In most cases, CO emissions limits are also specified. H2S is much easier to burn than CO. H2S autoignition temperature is 529ºF (276ºC) whereas for CO it is 1166ºF (630ºC). Emissions of CO are typically not guaranteed by an oxidiser manufacturer unless the operating temperature is above 1400ºF (760ºC). As with any combustion system, the higher the operating temperature, the lower the CO emissions. However, the higher the operating temperature, the higher the NOx emissions.

Low NOx fired heater burner technology is frequently confused with the capability of a thermal oxidiser burner. Can ultra-low NOx burner technology for fired heaters be applied to thermal oxidisers? The short answer to this question is, “no”. At UOP Callidus, thermal oxidiser burners are designed by the engineers in the Thermal Oxidiser Division, not the fired heater Burner Division. This is because the two types of burners are so different. Fired heater burners are sufficiently repetitive in design that they are assigned model numbers. However, this is not the case with the widely varying applications in the thermal oxidiser division. While a fired heater compared to a thermal oxidiser/waste heat boiler system may seem to be virtually the same, this is not the case. This is especially true in regard to NOx emissions and hydrocarbon destruction efficiency. This is easy to understand when one considers that the primary purpose of a fired heater is to increase the temperature of a process fluid, while the primary purpose of a thermal oxidiser is to provide high destruction efficiency of a combustible waste. The waste heat boiler in a thermal oxidiser system fulfils a secondary purpose. The boiler is an insignificant factor in the design of a thermal oxidiser burner and oxidizing chamber while the design of the burner is critical to fired heater design.

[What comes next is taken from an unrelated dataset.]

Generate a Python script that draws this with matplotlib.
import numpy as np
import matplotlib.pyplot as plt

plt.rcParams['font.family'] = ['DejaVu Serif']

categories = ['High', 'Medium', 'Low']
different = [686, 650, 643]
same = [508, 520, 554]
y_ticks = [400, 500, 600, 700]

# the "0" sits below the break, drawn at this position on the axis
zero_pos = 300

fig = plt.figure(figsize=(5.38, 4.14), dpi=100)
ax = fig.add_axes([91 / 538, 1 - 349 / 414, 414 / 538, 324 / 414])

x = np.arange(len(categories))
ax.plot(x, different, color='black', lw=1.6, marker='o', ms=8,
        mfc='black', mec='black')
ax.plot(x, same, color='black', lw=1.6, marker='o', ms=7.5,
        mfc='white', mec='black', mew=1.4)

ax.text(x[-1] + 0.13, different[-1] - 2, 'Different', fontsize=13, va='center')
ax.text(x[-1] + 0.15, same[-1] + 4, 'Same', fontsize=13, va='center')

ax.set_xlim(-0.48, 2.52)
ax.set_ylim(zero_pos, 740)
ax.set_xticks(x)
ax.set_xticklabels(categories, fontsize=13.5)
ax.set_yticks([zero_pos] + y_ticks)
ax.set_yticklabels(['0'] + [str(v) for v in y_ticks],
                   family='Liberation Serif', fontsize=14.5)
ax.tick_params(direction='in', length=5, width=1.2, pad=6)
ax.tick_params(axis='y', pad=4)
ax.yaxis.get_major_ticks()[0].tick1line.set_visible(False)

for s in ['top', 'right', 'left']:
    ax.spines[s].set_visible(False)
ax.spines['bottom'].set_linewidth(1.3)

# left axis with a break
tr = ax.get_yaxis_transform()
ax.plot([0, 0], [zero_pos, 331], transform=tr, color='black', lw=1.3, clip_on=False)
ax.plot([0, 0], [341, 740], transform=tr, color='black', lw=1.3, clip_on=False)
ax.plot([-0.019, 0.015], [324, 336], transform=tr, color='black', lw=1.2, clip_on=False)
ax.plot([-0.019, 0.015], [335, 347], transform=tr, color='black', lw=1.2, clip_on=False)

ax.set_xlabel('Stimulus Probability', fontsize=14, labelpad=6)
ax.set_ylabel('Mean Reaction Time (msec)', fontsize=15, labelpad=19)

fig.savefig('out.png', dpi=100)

High destruction efficiency of waste hydrocarbons cannot be achieved unless the flue gas is maintained at a high temperature for 1 second in a refractory lined chamber before contact with the waste heat boiler. For this reason, the burner flame in a thermal oxidiser cannot be located close to the boiler tubes. However, in a fired heater, the heat transfer surfaces must be close to the flame in order to efficiently heat the process fluid.

Recent advances in ultra low NOx burner technology for fired heaters have focused on reducing the flame temperature via flue gas recirculation. The cool heat transfer surfaces near the flame in a fired heater burner make this method of thermal NOx reduction possible. However, this method is not possible in a thermal oxidiser where the entire combustion chamber is refractory lined and thus cool flue gas for recirculation into the burner is not available.

The only way to employ flue gas recirculation for NOx reduction in a thermal oxidiser is external to the burner and oxidiser chamber. This is commonly known as, “external flue gas recirculation”. A slip stream of the flue gas downstream of the boiler can be recirculated back to the burner via a recycle fan. However, the ducting, electrical power usage, larger plot space required and more complicated burner make this approach quite expensive and therefore rare.

The NOx emissions from a thermal oxidiser will depend on various factors such as the allowable CO emission limit, the CO content in the tail gas, the fuel gas composition, the waste gas composition and burner design. Typically, the NOx emissions will range from 0.06 to 0.1 pound of NOx per 1,000,000 Btu of heat released.

Although flue gas recirculation cannot be used to lower NOx emissions, UOP Callidus has developed a “tool kit” of thermal oxidiser burner design techniques over the years. All these methods involve a way to lower the flame temperature and may include such things as staged fuel gas combustion, water injection and steam injection. These techniques have been used for many years by several companies. UOP Callidus also has several other proprietary techniques to reduce NOx levels. These designs involve the various ways that tail gas can be used to cool the flame. Care must be taken in how tail gas is used to cool the flame. If the flame is cooled too much, CO emissions may increase. Experience, coupled with computational fluid dynamic modelling can result in designs that can lower NOx by 10 to 20%.

Due to the presence of SOx in the flue gas, care must be taken to prevent the steel shell of the oxidiser from getting below the dew point of the acid gas. Sulphuric acid can condense at very high temperature in flue gas. The acid gas dew point in the flue gas from a sulphur tail gas incinerator is typically between 300 and 350ºF (177ºC). Since thermal oxidisers are typically carbon steel with a castable (or brick) refractory lining, care must be taken to keep the steel temperature about 50ºF (28ºC) above the dew point in order to avoid corrosion from condensing acid gas. If it is not possible to keep the steel hot enough, a coal tar mastic lining or other high temperature acid resistant paint can be applied to the internal surface of the carbon steel shell before the refractory is installed. Although coatings are helpful, it only takes a small imperfection in the coating to allow acid to penetrate and cause corrosion. Therefore, maintaining the temperature of the steel above the dew point is the most reliable approach to corrosion prevention.